FAMILY CELEBRATION Members of the Yu Pang Lin family joined with TC representatives at a gathering in Beijing.

After Yu was released, he fled to Hong Kong. There, he found work as a janitor in a large real estate development firm, where he learned Cantonese, worked his way up to a junior management position, and began saving money that eventually enabled him to join with his friends in purchasing their first property. Over the next decade, Yu bought and developed many more buildings, launching him on the road toward becoming one of the world’s top real estate developers.

Teachers College launched the Education for Persistence and Innovation Center (EPIC) last April as an interdisciplinary research and development center to study failure across a wide variety of disciplines and test theories about how to use it as a catalyst for innovation and success. 

In contrast to educational research and business practices that have historically focused predominantly on successes without also looking at failures, EPIC is dedicated to a new field of academic inquiry that examines failure and its role in learning, growth, and success.   

Based at TC and other schools at Columbia University, EPIC developed out of Lin-Siegler’s groundbreaking 2016 study, published by the American Psychological Association and funded by a large research grant from the National Science Foundation, which found that high-school students may improve their science grades by learning about the personal struggles and failed experiments of great scientists such as Albert Einstein and Marie Curie.

One of our greatest educational needs, both here in China and in the United States, is to teach children to cope effectively with life’s inevitable failures and setbacks. Indeed, our education needs to show them that failure is not only inevitable, but also extremely valuable ... because it can lead to growth and success, provided they have the right strategies and tools for coping with failure.”

— Xiaodong Lin-Siegler

Suzanne M. Murphy, Vice President of Development and External Relations, delivered a personal message of thanks from TC President Thomas Bailey, who reflected on the historical partnership between TC and China. In his message, Bailey said, “The first words of the Yu Panglin Charity Foundation’s motto – ‘Sharing is Giving’ – could describe the special relationship between Teachers College and China that has flourished for almost 120 years.
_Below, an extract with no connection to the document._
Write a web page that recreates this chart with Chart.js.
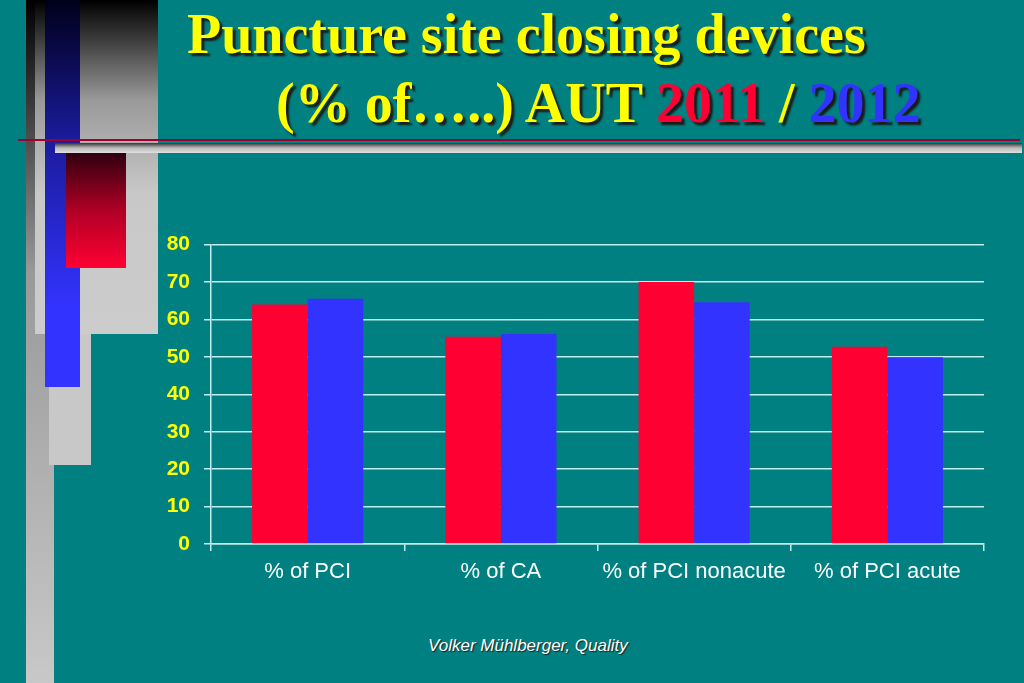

“A large number of eminent scholars who are credited with modernizing Chinese education studied at Teachers College in the late 19th and early 20th centuries. At the same time, some of TC’s most illustrious scholars, including John Dewey, James Russell, Paul Monroe, and William Heard Kilpatrick, spent years studying education in China and returned to spread their innovative ideas and methods throughout the world.

EPIC Lin Alone

GROUNDBREAKING SCHOLAR Xiaodong Lin-Siegler, Director of EPIC and Professor of Cognitive Studies, has shown that high-school students may improve their science grades by learning about the personal struggles and failed experiments of great scientists.

“The leadership of the Yu Panglin Charitable Trust has maintained Mr. Yu’s highest standards,” Bailey’s message continued. “It is our fervent wish that the knowledge that we gain and share about learning from failure will have a profound, positive, and lasting impact throughout the world.”

“If Mr. Yu were here, I believe he would say that there is nothing sadder in life than the wasted talents and potential of many millions of children,” Lin-Siegler added. “Helping these children succeed is a great challenge for society—and precisely the kind of opportunity that I believe he would urge us all to seize.”